Ягелло всё ещё напевал, когда принесли обед. Юная особа снова поливала цветы.
– Случилось худшее, – сказал Руссо. – Этого-то я и боялся: начали ломать внешнюю стену. Где же мы окажемся через месяц? Разрушить лучшую тюрьму во Франции! Рискну предположить, что вас, бедные мои джентльмены, переведут в Консьержери. Никакой проточной воды, никаких, простите, нужников – всего лишь ночные горшки. Что уж со мной будет, право, не знаю. Руссо выбросят на помойку, а его долгую службу позабудут. – Стражник поставил корзину, которую всёэто время держал в руках. – Это просто безнравственно, вот что я вам скажу. – Он высунулся в окно. – Безнравственно. И нелогично... нелогично, это точнее. Но по крайней мере вы теперь видите мадам Леиде. Вон она, поливает свои цветы.

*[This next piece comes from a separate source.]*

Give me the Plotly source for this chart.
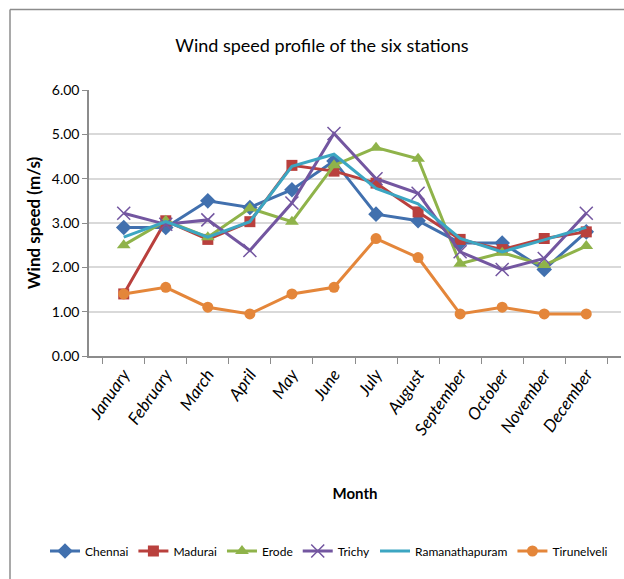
import plotly.graph_objects as go

months = ["January", "February", "March", "April", "May", "June", "July",
          "August", "September", "October", "November", "December"]

chennai = [2.90, 2.90, 3.50, 3.35, 3.75, 4.40, 3.20, 3.05, 2.55, 2.55, 1.95, 2.80]
madurai = [1.40, 3.05, 2.63, 3.03, 4.30, 4.17, 3.90, 3.25, 2.63, 2.40, 2.65, 2.80]
erode = [2.50, 3.05, 2.68, 3.33, 3.03, 4.30, 4.70, 4.45, 2.08, 2.33, 2.05, 2.48]
trichy = [3.22, 2.97, 3.07, 2.38, 3.45, 5.02, 4.00, 3.67, 2.35, 1.95, 2.20, 3.22]
ramanathapuram = [2.68, 3.03, 2.68, 3.03, 4.28, 4.55, 3.78, 3.43, 2.65, 2.35, 2.62, 2.90]
tirunelveli = [1.40, 1.55, 1.10, 0.95, 1.40, 1.55, 2.65, 2.22, 0.95, 1.10, 0.95, 0.95]

y_ticks = [0, 1, 2, 3, 4, 5, 6]

series = [
    ("Chennai", chennai, "#4170AE", "diamond", 12),
    ("Madurai", madurai, "#B9403D", "square", 11),
    ("Erode", erode, "#8FB34A", "triangle-up", 12),
    ("Trichy", trichy, "#7356A0", "x-thin", 13),
    ("Ramanathapuram", ramanathapuram, "#3CA6C2", None, 0),
    ("Tirunelveli", tirunelveli, "#E4863A", "circle", 11),
]

FONT = "Lato"

fig = go.Figure()
for name, vals, color, symbol, size in series:
    if symbol is None:
        mode = "lines"
        marker = dict()
    elif symbol == "x-thin":
        mode = "lines+markers"
        marker = dict(symbol=symbol, size=size, color=color,
                      line=dict(color=color, width=1.5))
    else:
        mode = "lines+markers"
        marker = dict(symbol=symbol, size=size, color=color)
    fig.add_trace(go.Scatter(
        x=months, y=vals, name=name, mode=mode,
        line=dict(color=color, width=3), marker=marker,
    ))

# plot-area pixel bounds and helpers to place items in paper coordinates
px_l, px_r, px_t, px_b = 89, 621, 90, 356
def to_px(xp):
    return (xp - px_l) / (px_r - px_l)
def to_py(yp):
    return (px_b - yp) / (px_b - px_t)

# chart frame (left and top edges)
fig.add_shape(type="line", xref="paper", yref="paper",
              x0=to_px(10), x1=to_px(640), y0=to_py(9.5), y1=to_py(9.5),
              line=dict(color="#8C8C8C", width=1.5))
fig.add_shape(type="line", xref="paper", yref="paper",
              x0=to_px(10), x1=to_px(10), y0=to_py(9.5), y1=to_py(590),
              line=dict(color="#8C8C8C", width=1.5))

fig.update_layout(
    width=624, height=579,
    margin=dict(l=px_l, r=624 - px_r, t=px_t, b=579 - px_b),
    paper_bgcolor="white", plot_bgcolor="white",
    title=dict(text="Wind speed profile of the six stations",
               x=0.516, xref="container", xanchor="center",
               y=1 - 46 / 579, yref="container", yanchor="middle",
               font=dict(family=FONT, size=18, color="#000000")),
    xaxis=dict(
        type="category", showgrid=False, showline=True, linecolor="#8C8C8C", linewidth=1.5,
        ticks="outside", tickson="boundaries", ticklen=6, tickcolor="#8C8C8C",
        tickangle=-55,
        tickfont=dict(family=FONT, size=17, style="italic", color="#000000"),
        title=dict(text="<b>Month</b>", standoff=50,
                   font=dict(family=FONT, size=15, color="#000000")),
    ),
    yaxis=dict(
        range=[0, 6], tickvals=y_ticks, tickformat=".2f",
        showgrid=True, gridcolor="#D9D9D9", gridwidth=2,
        showline=True, linecolor="#8C8C8C", linewidth=1.5,
        ticks="outside", ticklen=5, tickcolor="#8C8C8C",
        zeroline=False,
        tickfont=dict(family=FONT, size=14, color="#000000"),
        title=dict(text="<b>Wind speed (m/s)</b>", standoff=7,
                   font=dict(family=FONT, size=17, color="#000000")),
    ),
    legend=dict(
        orientation="h", xref="paper", yref="paper",
        x=to_px(45), xanchor="left", y=to_py(551), yanchor="middle",
        font=dict(family=FONT, size=12, color="#000000"),
        itemwidth=30, tracegroupgap=0,
    ),
    showlegend=True,
)

fig.write_html("out.html")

– Будем надеяться, что эти цветы любят влагу, – сказал Стивен, разворачивая извлечённую из салфетки записку. – Или, быть может, это растения болотные: ничто другое не переживёт такого рвения. «Если джентльменам нужно что-то постирать, починить или погладить«, – прочитал он вслух, – «Б.Леиде будет рада предложить свои услуги«.
– О, мы справляемся, – сказал Ягелло. – Капитан Обри вчера был так добр починить мой камзол, шов совсем не заметен, и он уже научил меня как нужно пришивать пуговицы и штопать чулки.
– Ерунда, – сказал Стивен. – Те простыни всего лишь прополоскали в холодной воде. Да и рубашки я предпочитаю выглаженные. Люблю, когда они пахнут лавандой. Ваши форменные бриджи с тёмно-красным лампасом не делают вам чести, мистер Ягелло, их следует погладить.
Мсье Руссо, будьте добры доставить эти рубашки, те бриджи и этот мундир мадам Леиде, с наилучшими пожеланиями. Передайте, что мы будем очень ей признательны, если она особое внимание уделит рубашкам. В свисающих с балок рубашках есть что-то печальное и прямо-таки отталкивающее, а я не собираюсь становиться ни швеёй, ни прачкой. Скажите, что мы очень признательны за ее доброту, особенно тот юный джентльмен.